Give again exactly the lines that run from the start of the records to the line holding "marker='^', ms=7.5, label=labels[2])", both ends counted. Do not include the pictures.

▶ _Material for the task_

━━━━━━━━━━

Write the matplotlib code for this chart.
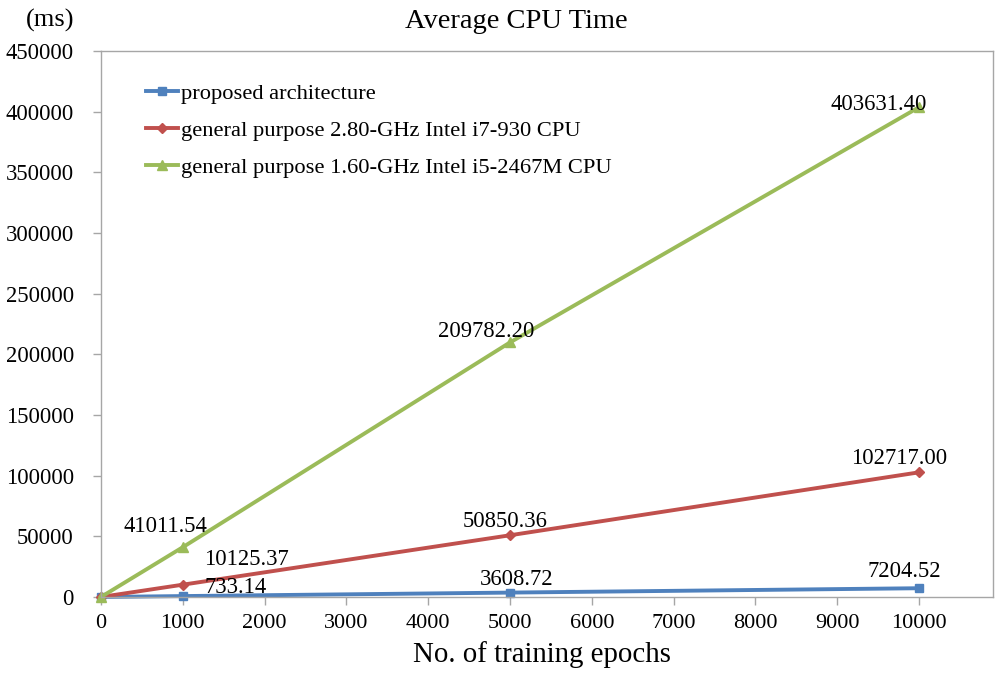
import matplotlib
matplotlib.use("Agg")
import matplotlib.pyplot as plt

plt.rcParams['font.family'] = ['Liberation Serif', 'DejaVu Serif']

epochs = [0, 1000, 5000, 10000]
proposed = [0, 733.14, 3608.72, 7204.52]
i7 = [0, 10125.37, 50850.36, 102717.00]
i5 = [0, 41011.54, 209782.20, 403631.40]
labels = ["proposed architecture",
          "general purpose 2.80-GHz Intel i7-930 CPU",
          "general purpose 1.60-GHz Intel i5-2467M CPU"]
proposed_txt = ["733.14", "3608.72", "7204.52"]
i7_txt = ["10125.37", "50850.36", "102717.00"]
i5_txt = ["41011.54", "209782.20", "403631.40"]
xticks = list(range(0, 10001, 1000))
yticks = list(range(0, 450001, 50000))

blue, red, green = "#4F81BD", "#C0504D", "#9BBB59"
gray = "#A6A6A6"

fig = plt.figure(figsize=(10, 6.75), dpi=100)
ax = fig.add_axes([0.101, 0.1156, 0.892, 0.8089])

ax.plot(epochs, proposed, color=blue, lw=2.8, marker='s', ms=5.5, label=labels[0])
ax.plot(epochs, i7, color=red, lw=2.8, marker='D', ms=5.5, label=labels[1])
ax.plot(epochs, i5, color=green, lw=2.8, marker='^', ms=7.5, label=labels[2])

ax.set_xlim(0, 10905)
ax.set_ylim(0, 450000)
ax.set_xticks(xticks)
ax.set_yticks(yticks)
ax.set_xticklabels([str(v) for v in xticks], fontsize=16)
ax.set_yticklabels([str(v) for v in yticks], fontsize=16.3)
ax.tick_params(axis='both', direction='out', length=6, color=gray, width=1)
ax.tick_params(axis='x', pad=6)
ax.tick_params(axis='y', pad=13.5)
for s in ax.spines.values():
    s.set_color(gray)
    s.set_linewidth(1)
for line in ax.lines:
    line.set_clip_on(False)

# annotations: offsets in pixels (dx right, dy up) to text baseline centre
def ann(x, y, t, dx, dy):
    ax.annotate(t, (x, y), xytext=(dx, dy), textcoords='offset pixels',
                fontsize=16.3, ha='center', va='baseline')

ann(epochs[1], proposed[1], proposed_txt[0], 52.5, 3)
ann(epochs[2], proposed[2], proposed_txt[1], 6.7, 7.6)
ann(epochs[3], proposed[3], proposed_txt[2], -14.5, 11.3)
ann(epochs[1], i7[1], i7_txt[0], 64, 19.7)
ann(epochs[2], i7[2], i7_txt[1], -5.3, 8.6)
ann(epochs[3], i7[3], i7_txt[2], -19.7, 8.4)
ann(epochs[1], i5[1], i5_txt[0], -17, 15.2)
ann(epochs[2], i5[2], i5_txt[1], -24, 5.2)
ann(epochs[3], i5[3], i5_txt[2], -40.3, -2.7)

leg = ax.legend(loc='upper left', bbox_to_anchor=(0.04, 0.957), frameon=False,
                fontsize=16.2, handlelength=1.45, handletextpad=0.12,
                labelspacing=0.72, borderaxespad=0)

fig.text(0.516, 1 - 21/675, "Average CPU Time", fontsize=20.5, ha='center', va='center')
fig.text(0.0505, 1 - 20/675, "(ms)", fontsize=19, ha='center', va='center')
fig.text(0.542, 1 - 655/675, "No. of training epochs", fontsize=20.8, ha='center', va='center')

fig.savefig("out.png", dpi=100)
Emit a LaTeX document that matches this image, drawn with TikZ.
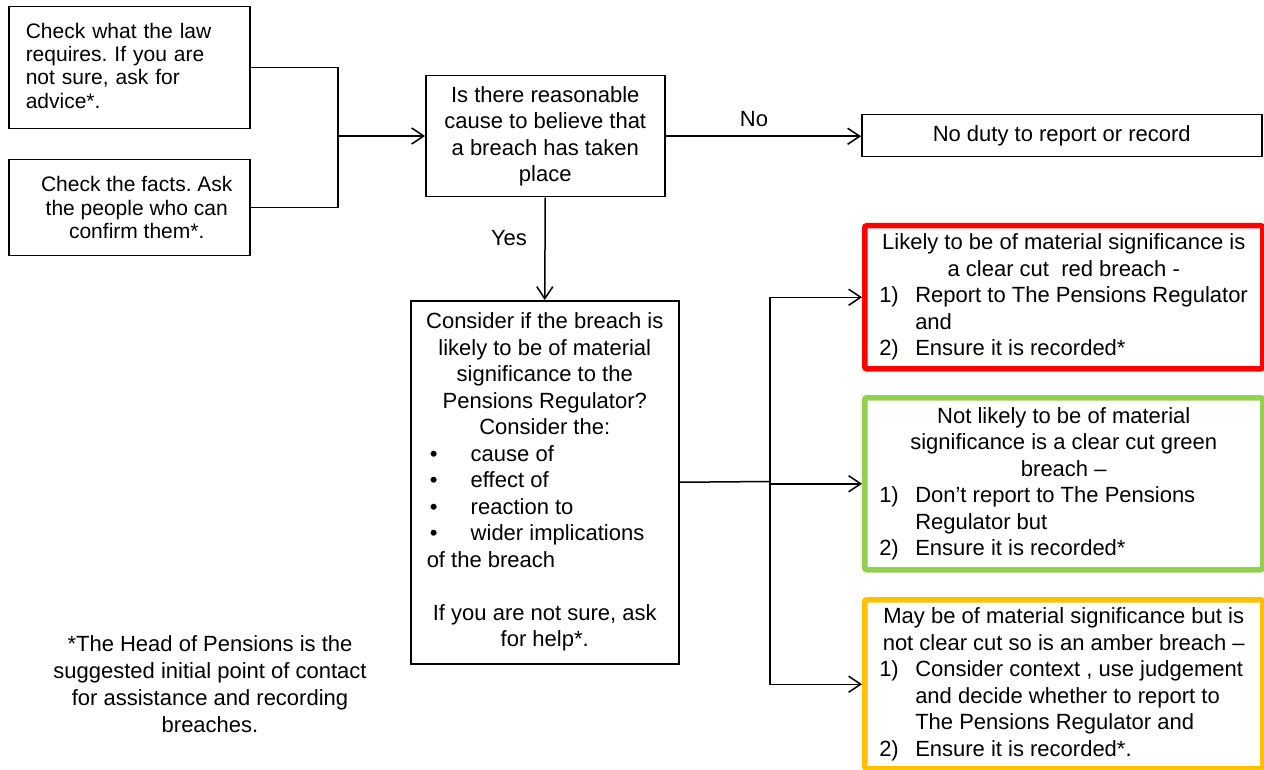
\documentclass[tikz,border=0pt]{standalone}
\usepackage{fontspec}
\setmainfont{Liberation Sans}
\usetikzlibrary{arrows.meta}
\definecolor{rbred}{HTML}{FF0000}
\definecolor{rbgreen}{HTML}{92D050}
\definecolor{rbamber}{HTML}{FFC000}
\frenchspacing
\newcommand{\numitem}[2]{\makebox[369pt][l]{\makebox[36pt][l]{#1}#2}}
\newcommand{\contitem}[1]{\makebox[369pt][l]{\hspace*{36pt}#1}}
\newcommand{\bulitem}[1]{\makebox[236pt][l]{\hspace*{3pt}\makebox[41pt][l]{•}#1}}
\begin{document}
\begin{tikzpicture}[x=1pt,y=-1pt,
  box/.style={draw=black, line width=1.5pt, inner sep=0pt, anchor=north west, align=center,
    font=\fontsize{22pt}{26.5pt}\selectfont},
  smallbox/.style={box, font=\fontsize{21pt}{23.3pt}\selectfont},
  colbox/.style={box, line width=5.5pt, rounded corners=2pt},
  conn/.style={line width=1.5pt},
  arr/.style={conn, -{Straight Barb[length=12pt,width=16pt,line width=1.5pt]}},
  lbl/.style={font=\fontsize{22pt}{26.5pt}\selectfont, inner sep=0pt}
]
\useasboundingbox[fill=white] (0,0) rectangle (1264,770);

\node[smallbox, align=left, text width=207pt, minimum width=241pt, minimum height=122pt] (A) at (8,6)
  {Check what the law\\ requires. If you are\\ not sure, ask for\\ advice*.\vphantom{g}\\[-6pt]};
\node[smallbox, minimum width=241pt, minimum height=96pt] (B) at (8,159)
  {\hspace*{15pt}Check the facts. Ask\\ \hspace*{15pt}the people who can\\ \hspace*{15pt}confirm them*.};

\node[box, minimum width=239pt, minimum height=121pt] (C) at (425,75)
  {Is there reasonable\\ cause to believe that\\ a breach has taken\\ place};

\node[box, minimum width=400pt, minimum height=42pt] (N) at (861,114)
  {No duty to report or record};

\node[box, minimum width=268pt, minimum height=363pt] (D) at (410,300)
  {Consider if the breach is\\ likely to be of material\\ significance to the\\ Pensions Regulator?\\ Consider the:\\
   \bulitem{cause of}\\ \bulitem{effect of}\\ \bulitem{reaction to}\\ \bulitem{wider implications}\\
   \makebox[236pt][l]{of the breach}\\[26.5pt]
   If you are not sure, ask\\ for help*.};

\node[colbox, draw=rbred, minimum width=398pt, minimum height=143pt] (R) at (862,223)
  {Likely to be of material significance is\\ a clear cut\ \ red breach -\\
   \numitem{1)}{Report to The Pensions Regulator}\\ \contitem{and}\\ \numitem{2)}{Ensure it is recorded*}};

\node[colbox, draw=rbgreen, minimum width=398pt, minimum height=172pt] (G) at (862,395)
  {Not likely to be of material\\ significance is a clear cut green\\ breach –\\
   \numitem{1)}{Don’t report to The Pensions}\\ \contitem{Regulator but}\\ \numitem{2)}{Ensure it is recorded*}};

\node[colbox, draw=rbamber, minimum width=398pt, minimum height=169pt] (M) at (862,597)
  {May be of material significance but is\\ not clear cut so is an amber breach –\\
   \numitem{1)}{Consider context , use judgement}\\ \contitem{and decide whether to report to}\\
   \contitem{The Pensions Regulator and}\\ \numitem{2)}{Ensure it is recorded*.}};

\node[lbl, align=center, font=\fontsize{22pt}{27pt}\selectfont] (F) at (210,684)
  {*The Head of Pensions is the\\ suggested initial point of contact\\ for assistance and recording\\ breaches.};

\node[lbl] (no) at (754,119) {No};
\node[lbl] (yes) at (509,238) {Yes};

\coordinate (j1) at (338,136);
\coordinate (j2) at (770,481.5);

\draw[conn] (A.east) -| (j1) |- (B.east);
\draw[arr] (j1) -- (j1 -| C.west);
\draw[arr] (C.east) -- (C.east -| N.west);
\draw[arr] (C.south) -- (D.north);
\draw[conn] (D.east) -- (j2);
\draw[arr] (j2) |- (R.west);
\draw[arr] (j2) |- (G.west);
\draw[arr] (j2) |- (M.west);
\end{tikzpicture}
\end{document}
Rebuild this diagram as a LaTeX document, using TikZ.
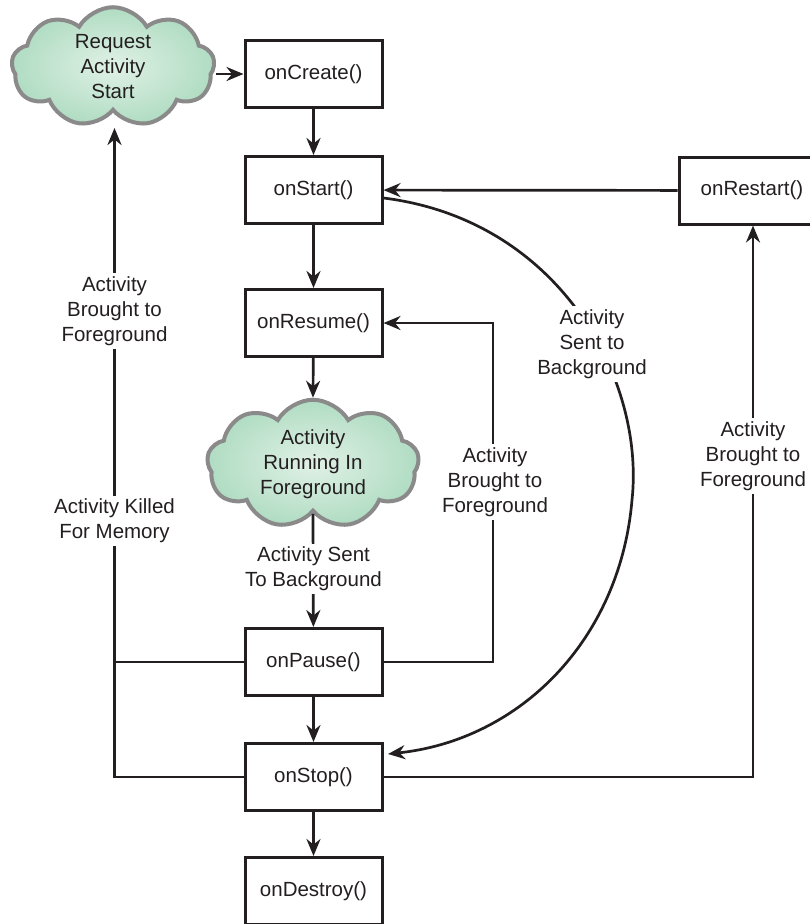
\documentclass[tikz,border=0pt]{standalone}
\usepackage{fontspec}
\setmainfont{Liberation Sans}
\usetikzlibrary{shapes.symbols,arrows.meta}
\definecolor{ink}{HTML}{231F20}
\definecolor{mint}{HTML}{B0DCC2}
\definecolor{mintlight}{HTML}{E0F1E6}
\definecolor{cloudedge}{HTML}{8A8A8A}
\tikzset{
  txt/.style={font=\fontsize{20.5}{25}\selectfont, text=ink},
  stepbox/.style={txt, draw=ink, line width=3pt, fill=white,
    minimum width=137pt, minimum height=67pt, inner sep=0pt},
  cloudnode/.style={txt, cloud, cloud puffs=9, cloud puff arc=120, aspect=1.9,
    draw=cloudedge, line width=4pt, inner color=mintlight, outer color=mint,
    align=center, inner sep=0pt},
  conn/.style={draw=ink, line width=2.7pt, -{Stealth[length=17pt,width=14pt]}},
  plain/.style={draw=ink, line width=2.7pt},
  lbl/.style={txt, fill=white, align=center, inner sep=3pt},
}
\begin{document}
\begin{tikzpicture}[x=1pt,y=-1pt]
\useasboundingbox (0,0) rectangle (810,924);
% clouds
\node[cloudnode, minimum width=203pt, minimum height=114pt] (req) at (113,67) {Request\\Activity\\Start};
\node[cloudnode, minimum width=212pt, minimum height=106pt] (run) at (313,464) {Activity\\Running In\\Foreground};
% boxes
\node[stepbox] (onCreate) at (313.5,74) {onCreate()};
\node[stepbox] (onStart) at (313.5,190) {onStart()};
\node[stepbox] (onResume) at (313.5,323) {onResume()};
\node[stepbox] (onPause) at (313.5,662) {onPause()};
\node[stepbox] (onStop) at (313.5,777) {onStop()};
\node[stepbox] (onDestroy) at (313.5,891) {onDestroy()};
\node[stepbox, minimum width=146pt] (onRestart) at (752,190.5) {onRestart()};
\coordinate (reqtip) at (114.5,128);
\coordinate (midcol) at (493,500);
\coordinate (bend) at (632,500);
\coordinate (stopin) at (388,754);
% main chain
\draw[conn] (onCreate.west -| req.east) -- (onCreate.west);
\draw[conn] (onCreate) -- (onStart);
\draw[conn] (onStart) -- (onResume);
\draw[conn] (onResume) -- (run.north);
\draw[conn] (run.south) -- (onPause);
\draw[conn] (onPause) -- (onStop);
\draw[conn] (onStop) -- (onDestroy);
% restart path
\draw[conn] (onRestart) -- (onStart);
\draw[conn] (onStop.east) -| (onRestart.south -| 753,0);
% pause -> resume
\draw[conn] (onPause.east) -| (midcol) |- (onResume.east);
% left side: killed for memory
\draw[plain] (onPause.west) -- (onPause.west -| reqtip);
\draw[conn] (onStop.west) -| (reqtip);
% curve from onStart to onStop
\draw[conn] ([yshift=-8pt]onStart.east) .. controls (560,220) and (645,380) .. (bend)
  .. controls (620,640) and (520,740) .. (stopin);
% labels
\node[lbl] (l1) at (114.5,311) {Activity\\Brought to\\Foreground};
\node[lbl] (l2) at (114.5,521) {Activity Killed\\For Memory};
\node[lbl] (l3) at (313.5,569) {Activity Sent\\To Background};
\node[lbl] (l4) at (495,482) {Activity\\Brought to\\Foreground};
\node[lbl] (l5) at (592,344) {Activity\\Sent to\\Background};
\node[lbl] (l6) at (753,456) {Activity\\Brought to\\Foreground};
\end{tikzpicture}
\end{document}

━━━━━━━━━━

▶ _Complete answer_
Write the matplotlib code for this chart.
import matplotlib
matplotlib.use("Agg")
import matplotlib.pyplot as plt

plt.rcParams['font.family'] = ['Liberation Serif', 'DejaVu Serif']

epochs = [0, 1000, 5000, 10000]
proposed = [0, 733.14, 3608.72, 7204.52]
i7 = [0, 10125.37, 50850.36, 102717.00]
i5 = [0, 41011.54, 209782.20, 403631.40]
labels = ["proposed architecture",
          "general purpose 2.80-GHz Intel i7-930 CPU",
          "general purpose 1.60-GHz Intel i5-2467M CPU"]
proposed_txt = ["733.14", "3608.72", "7204.52"]
i7_txt = ["10125.37", "50850.36", "102717.00"]
i5_txt = ["41011.54", "209782.20", "403631.40"]
xticks = list(range(0, 10001, 1000))
yticks = list(range(0, 450001, 50000))

blue, red, green = "#4F81BD", "#C0504D", "#9BBB59"
gray = "#A6A6A6"

fig = plt.figure(figsize=(10, 6.75), dpi=100)
ax = fig.add_axes([0.101, 0.1156, 0.892, 0.8089])

ax.plot(epochs, proposed, color=blue, lw=2.8, marker='s', ms=5.5, label=labels[0])
ax.plot(epochs, i7, color=red, lw=2.8, marker='D', ms=5.5, label=labels[1])
ax.plot(epochs, i5, color=green, lw=2.8, marker='^', ms=7.5, label=labels[2])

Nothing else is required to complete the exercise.